• _STATED PROBLEM_
For the listing that follows, give again exactly the lines from the one with "The picture is" to the one with "mpl.rcParams['font.size'] = 22.5", including both.

• _DATA SECTION_
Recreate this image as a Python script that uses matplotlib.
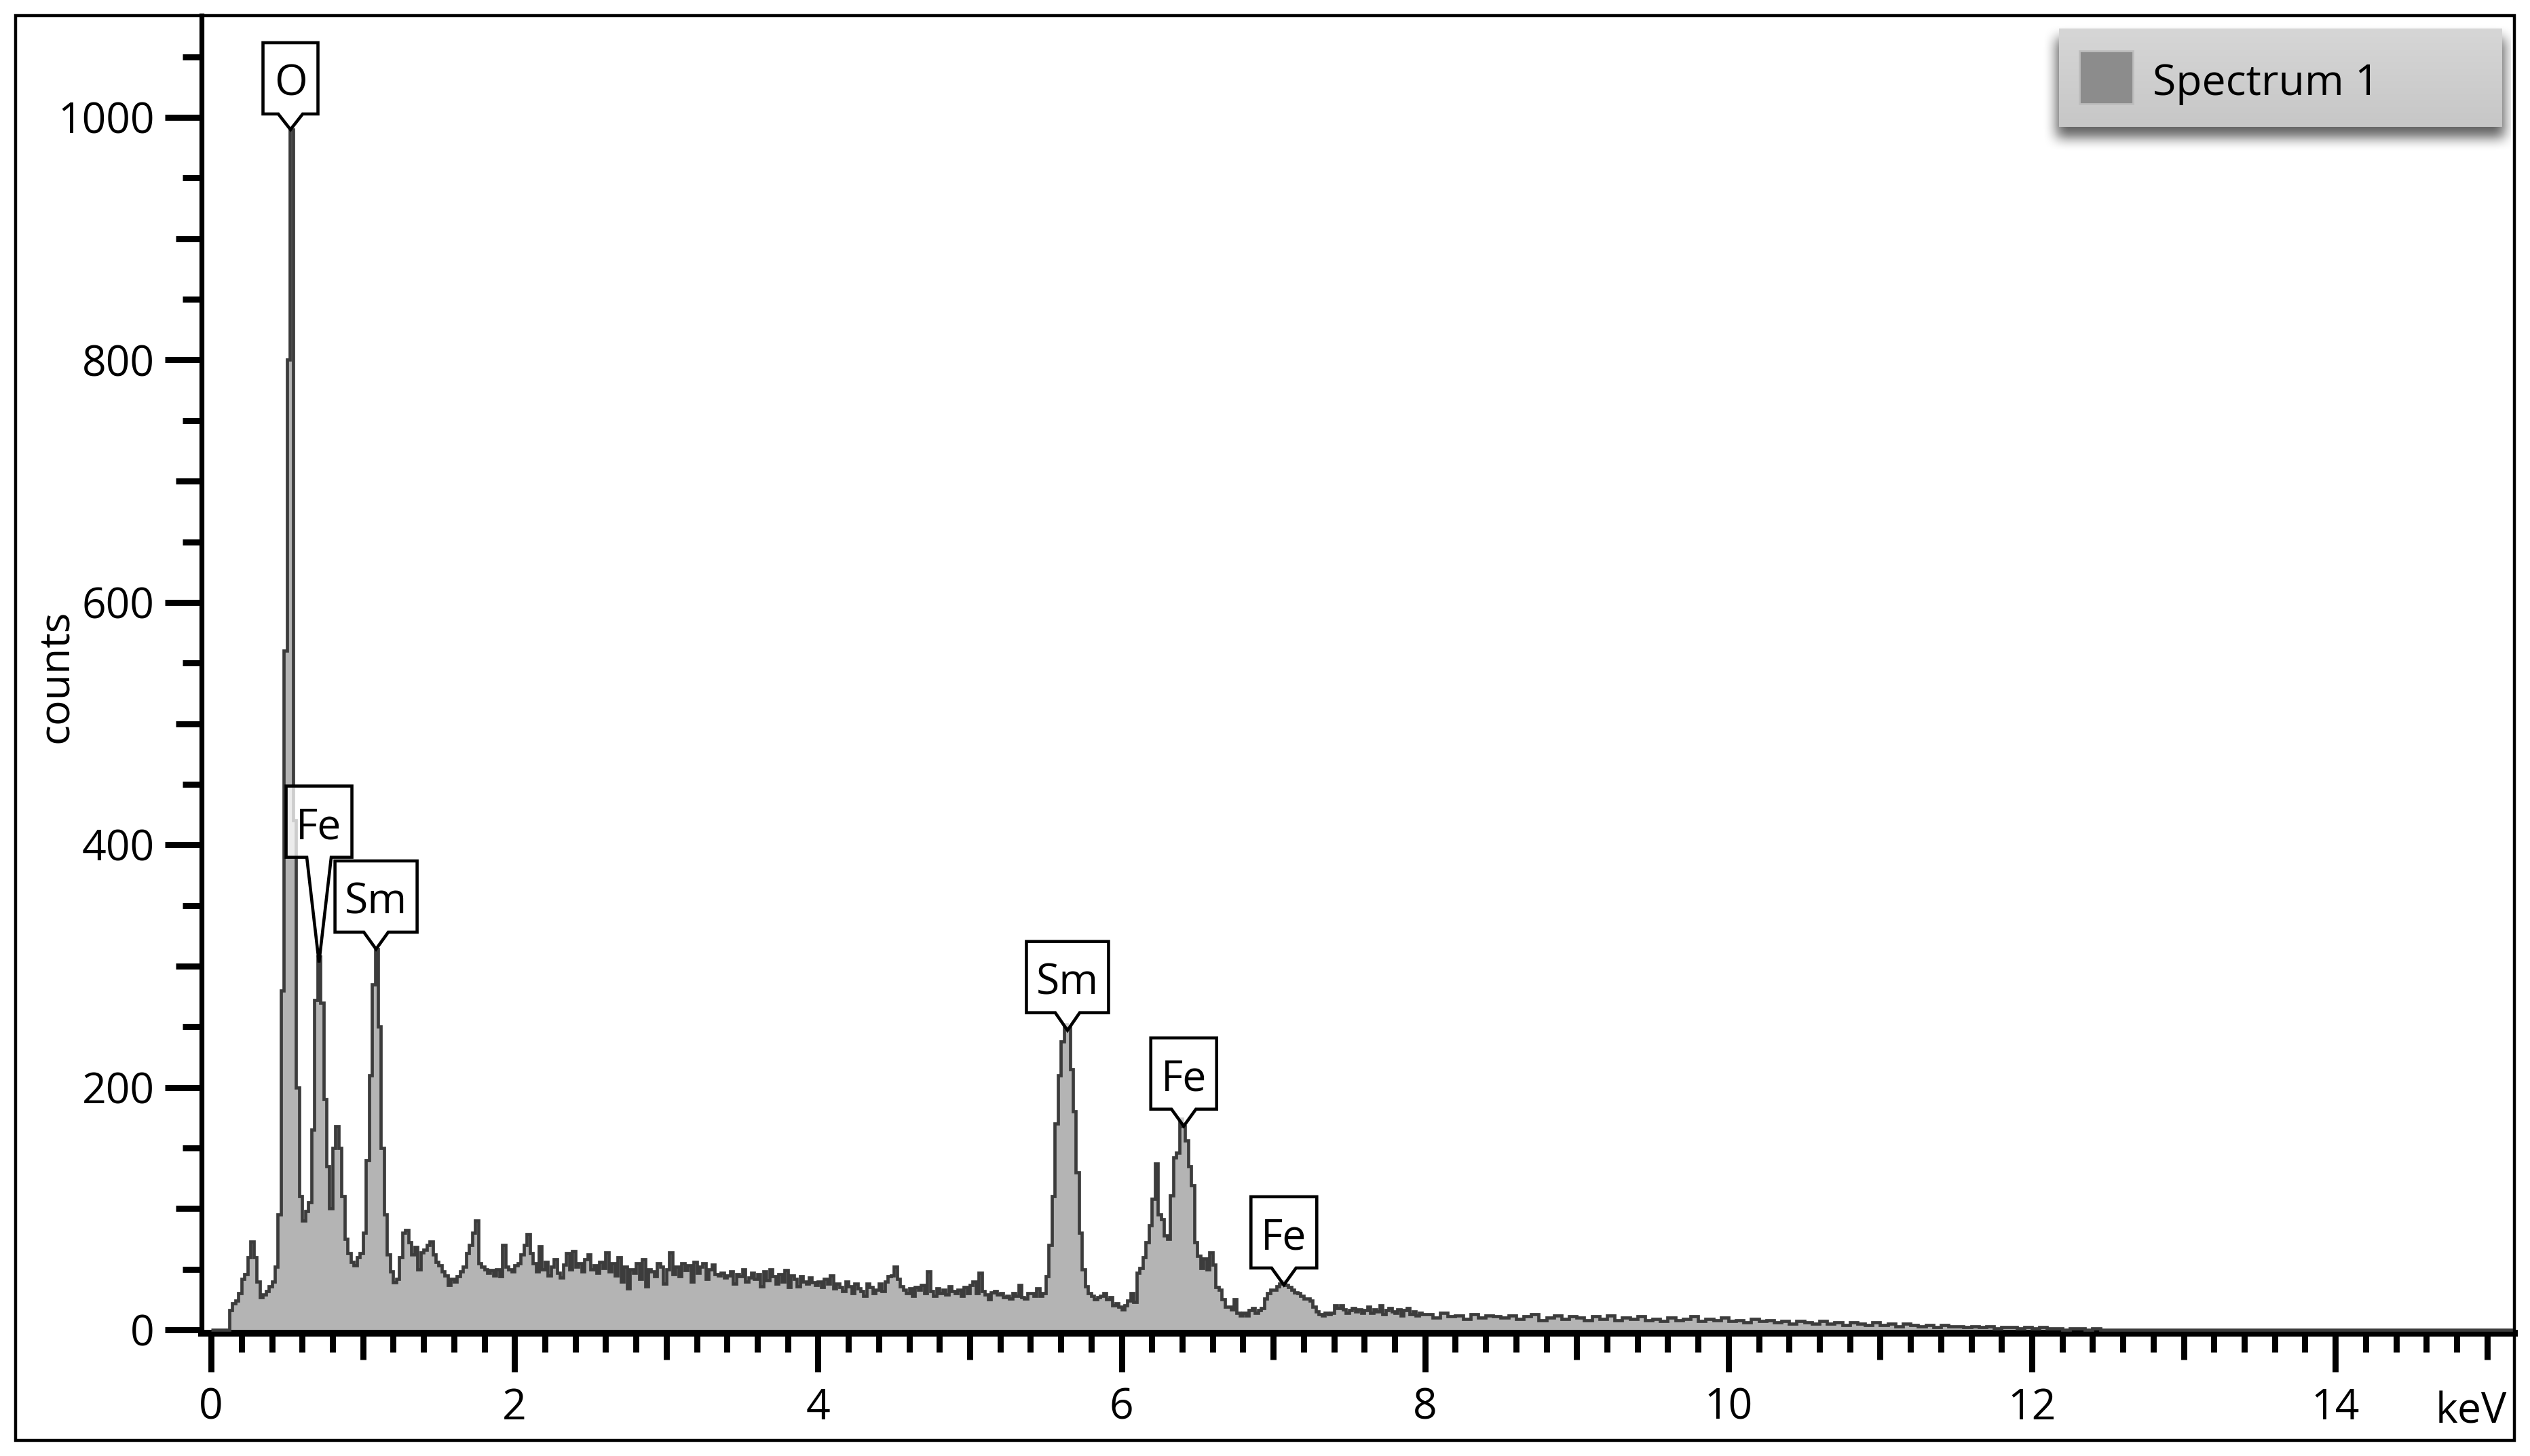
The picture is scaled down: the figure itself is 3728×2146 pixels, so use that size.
import numpy as np
import matplotlib as mpl
import matplotlib.pyplot as plt
from matplotlib import transforms
from matplotlib.patches import Polygon, Rectangle

mpl.rcParams['font.family'] = ['Open Sans', 'DejaVu Sans']
mpl.rcParams['font.size'] = 22.5

# counts per 20 eV channel, 0 - 8 keV
counts_low = [
    0, 0, 0, 0, 0, 0, 16, 22, 24, 30,
    42, 46, 60, 73, 60, 40, 27, 29, 32, 36,
    40, 52, 95, 280, 560, 800, 990, 420, 200, 110,
    90, 98, 105, 165, 272, 308, 270, 190, 135, 100,
    150, 168, 150, 110, 75, 63, 56, 53, 60, 63,
    80, 140, 210, 285, 314, 250, 150, 95, 62, 48,
    39, 42, 60, 80, 82, 72, 62, 68, 50, 64,
    66, 70, 73, 62, 56, 53, 48, 45, 37, 42,
    40, 44, 48, 52, 63, 70, 80, 90, 55, 52,
    50, 47, 49, 45, 50, 44, 70, 52, 50, 48,
    53, 55, 62, 70, 79, 63, 55, 48, 69, 50,
    56, 45, 52, 58, 47, 43, 54, 63, 50, 65,
    52, 55, 48, 58, 62, 50, 53, 47, 56, 51,
    64, 48, 55, 45, 60, 40, 52, 34, 50, 47,
    55, 42, 58, 36, 50, 48, 44, 55, 52, 38,
    50, 64, 46, 52, 44, 55, 49, 53, 40, 56,
    47, 52, 55, 42, 50, 54, 46, 45, 47, 43,
    45, 48, 38, 46, 44, 50, 40, 43, 47, 42,
    46, 36, 48, 41, 50, 44, 38, 46, 40, 49,
    35, 45, 42, 36, 44, 40, 38, 43, 39, 37,
    40, 35, 42, 38, 45, 34, 38, 35, 32, 40,
    36, 30, 38, 34, 32, 28, 38, 35, 30, 33,
    38, 32, 40, 44, 45, 52, 42, 36, 33, 30,
    34, 28, 35, 33, 37, 30, 48, 32, 28, 34,
    30, 33, 29, 36, 32, 30, 33, 28, 35, 30,
    37, 40, 30, 47, 32, 29, 25, 31, 32, 29,
    30, 27, 28, 26, 30, 28, 37, 27, 26, 30,
    30, 28, 34, 28, 30, 44, 70, 110, 170, 210,
    238, 252, 250, 215, 180, 130, 80, 50, 36, 30,
    28, 25, 27, 28, 30, 25, 27, 20, 22, 19,
    17, 20, 24, 30, 23, 47, 51, 60, 72, 86,
    108, 137, 95, 91, 78, 75, 111, 142, 146, 174,
    168, 156, 135, 119, 72, 61, 51, 59, 50, 64,
    54, 35, 33, 25, 19, 19, 17, 25, 14, 12,
    14, 12, 16, 18, 14, 16, 18, 26, 30, 33,
    33, 36, 38, 40, 37, 35, 33, 31, 30, 28,
    26, 26, 24, 19, 15, 13, 12, 14, 13, 14,
    20, 18, 20, 17, 14, 16, 18, 15, 17, 14,
    16, 19, 14, 17, 15, 20, 13, 16, 18, 15,
    14, 17, 12, 16, 18, 13, 15, 12, 14, 13,
]
# counts per 50 eV channel, 8 - 12.5 keV (nothing above)
counts_tail = [
    13, 10, 14, 11, 12, 9, 13, 10, 12, 11,
    10, 12, 9, 11, 13, 8, 10, 12, 9, 11,
    10, 8, 11, 9, 12, 8, 10, 9, 11, 8,
    9, 7, 10, 8, 9, 11, 7, 9, 8, 10,
    7, 8, 6, 9, 7, 8, 6, 7, 5, 7,
    6, 5, 7, 5, 6, 4, 6, 5, 4, 6,
    4, 5, 3, 5, 4, 3, 4, 2, 4, 3,
    3, 2, 3, 2, 3, 1, 2, 2, 1, 2,
    1, 2, 1, 1, 0, 1, 1, 0, 1, 0,
]
e_max = 15.2

peak_labels = ['O', 'Fe', 'Sm', 'Sm', 'Fe', 'Fe']
peak_kev = [0.523, 0.711, 1.087, 5.644, 6.41, 7.07]
peak_counts = [990, 303, 314, 247, 168, 37]

# callout look (pixels)
box_w = {'O': 81, 'Fe': 97, 'Sm': 121}
leader = [23, 155, 25, 26, 25, 25]

W, H = 3728, 2146
fig = plt.figure(figsize=(W / 200, H / 200), dpi=200)
ax = fig.add_axes([297 / W, 1 - 1965 / H, (3705 - 297) / W, (1965 - 23) / H])

edges = np.r_[np.arange(len(counts_low) + 1) * 0.02,
              8 + np.arange(1, len(counts_tail) + 1) * 0.05, e_max]
values = np.r_[counts_low, counts_tail, 0]
ax.stairs(values, edges, fill=True, color='#b4b4b4', baseline=0, zorder=2)
ax.stairs(values, edges, color='#3c3c3c', lw=1.7, baseline=0, zorder=3)

ax.set_xlim(-0.063, 15.18)
ax.set_ylim(-2.8, 1084)

for s in ['top', 'right']:
    ax.spines[s].set_visible(False)
ax.spines['left'].set_linewidth(2.6)
ax.spines['bottom'].set_linewidth(3.6)

xmaj = np.arange(0, 15, 2)
xmin_locs = [round(0.2 * k, 1) for k in range(0, 76) if k % 10 != 0]
ymaj = np.arange(0, 1001, 200)
ymin_locs = [v for v in range(50, 1051, 50) if v % 200 != 0]
ax.set_xticks(xmaj)
ax.set_xticks(xmin_locs, minor=True)
ax.set_yticks(ymaj)
ax.set_yticks(ymin_locs, minor=True)
ax.tick_params(axis='both', which='both', direction='out', width=3.2, color='black')
ax.tick_params(axis='x', which='major', length=20.5, pad=8)
ax.tick_params(axis='y', which='major', length=19.5, pad=5.5)
ax.tick_params(axis='both', which='minor', length=10)

for t, loc in zip(ax.xaxis.get_minor_ticks(len(xmin_locs)), xmin_locs):
    if abs(loc - round(loc)) < 1e-6:
        t.tick1line.set_markersize(14)
for t, loc in zip(ax.yaxis.get_minor_ticks(len(ymin_locs)), ymin_locs):
    if loc % 100 == 0:
        t.tick1line.set_markersize(13.7)


def callout(x, y, text, w, d):
    tr = transforms.Affine2D() + transforms.ScaledTranslation(x, y, ax.transData)
    hb = 105
    verts = [(0, 0), (-18, d), (-w / 2, d), (-w / 2, d + hb), (w / 2, d + hb), (w / 2, d), (18, d)]
    ax.add_patch(Polygon(verts, closed=True, transform=tr, fc=(1, 1, 1, 0.75), ec='black',
                         lw=1.65, joinstyle='miter', clip_on=False, zorder=6))
    ax.text(0, d + 27, text, transform=tr, ha='center', va='baseline', zorder=7)


for lab, ex, cy, d in zip(peak_labels, peak_kev, peak_counts, leader):
    callout(ex, cy, lab, box_w[lab], d)

fig.text(83 / W, 1 - 997 / H, 'counts', rotation=90, ha='center', va='center')
fig.text(3641 / W, 1 - 2097 / H, 'keV', ha='center', va='baseline')

# outer frame
fig.add_artist(Rectangle((23 / W, 1 - 2123 / H), (3705 - 23) / W, (2123 - 23) / H,
                         transform=fig.transFigure, fill=False, ec='black', lw=1.6))

# legend box with drop shadow
lx0, ly0, lw_, lh = 3000, 25, 700, 215
lax = fig.add_axes([lx0 / W, 1 - (ly0 + lh) / H, lw_ / W, lh / H])
lax.axis('off')
bx0, bx1, by0, by1 = 3034 - lx0, 3687 - lx0, 42 - ly0, 187 - ly0
mask = np.zeros((lh, lw_))
mask[by0 + 14:by1 + 16, bx0 - 4:bx1 + 4] = 1.0
k = np.ones(21) / 21
for _ in range(2):
    mask = np.apply_along_axis(lambda r: np.convolve(r, k, mode='same'), 1, mask)
    mask = np.apply_along_axis(lambda c: np.convolve(c, k, mode='same'), 0, mask)
img = np.zeros((lh, lw_, 4))
img[..., 3] = 0.62 * mask
grad = np.linspace(0.84, 0.78, by1 - by0)[:, None]
img[by0:by1, bx0:bx1, 0] = grad
img[by0:by1, bx0:bx1, 1] = grad
img[by0:by1, bx0:bx1, 2] = grad
img[by0:by1, bx0:bx1, 3] = 1.0
lax.imshow(img, extent=(0, lw_, lh, 0), aspect='auto', interpolation='bilinear')
lax.set_xlim(0, lw_)
lax.set_ylim(lh, 0)
lax.add_patch(Rectangle((3064 - lx0, 75 - ly0), 79, 78, fc='#8c8c8c', ec='#bdbdbd', lw=1))
lax.text(3172 - lx0, 140 - ly0, 'Spectrum 1', ha='left', va='baseline')

fig.savefig('out.png', dpi=200, facecolor='white')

• _RIGHT ANSWER_
The picture is scaled down: the figure itself is 3728×2146 pixels, so use that size.
import numpy as np
import matplotlib as mpl
import matplotlib.pyplot as plt
from matplotlib import transforms
from matplotlib.patches import Polygon, Rectangle

mpl.rcParams['font.family'] = ['Open Sans', 'DejaVu Sans']
mpl.rcParams['font.size'] = 22.5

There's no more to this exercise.